Les lecteurs que Breton passionne doivent se laisser guider par des pages aussi décisives, aussi éclairantes. Ils ont déjà le luxe de disposer, avec ses Œuvres complètes dans l’édition établie pour la Pléiade, avec une attention jamais prise en défaut, par Marguerite Bonnet et Étienne-Alain Hubert – souvent pillés, rarement remerciés –, d’un texte et d’un appareil critique irréprochables. Tout ce qui est connu est publié, jusqu’à la moindre note. Il reste aux chercheurs, qui savent que ce qui semblait insignifiant peut devenir très important, à emprunter les chemins de traverse qui leur permettront de nouvelles découvertes. Pour suivre André Breton comme il le fait, Sebbag doit, après lui, passer entre les lignes.
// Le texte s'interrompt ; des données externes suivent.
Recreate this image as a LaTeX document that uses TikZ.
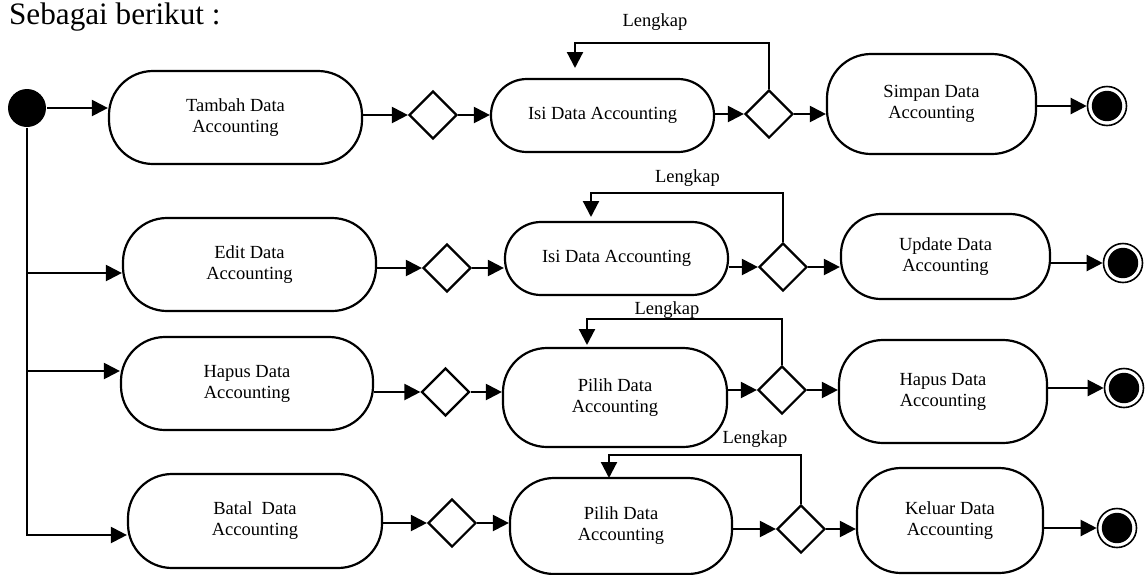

Peut-être parce qu’il veut montrer à quel point l’automatisme – au moins chez Breton – permet à la poésie d’être captée à sa source la plus profonde, Sebbag conclut, sans explication ni référence, en citant un des textes entièrement automatiques de Poisson soluble, écrits en 1924 et publiés en volume avec le Manifeste du surréalisme. Son évidence suffit :

« Quel est-il ? Qu’est-il devenu ? Qu’est devenu le silence autour de lui, et cette paire de bas qui étaient ses pensées les plus chastes, cette paire de bas de soie ? Qu’a-t-il fait de ses longues taches, de ses yeux de pétrole fou, de ses rumeurs de carrefour humain, que s’est-il passé entre ses triangles et ses cercles ? Les cercles gaspillaient le bruit qui arrivait à ses oreilles, les triangles étaient les étriers qu’il passait pour aller où ne vont pas les sages, lorsqu’on vient de dire qu’il est temps de dormir ? Quel vent le pousse, lui que la bougie de sa lampe éclaire par les escaliers de l’occasion ? Et les bobèches de ses yeux, de quel style les voyez-vous, à la foire à la ferraille du monde ? »


  1. L’absence de la moindre référence et surtout d’un index, tellement nécessaire dans le cas de ce livre, est regrettable.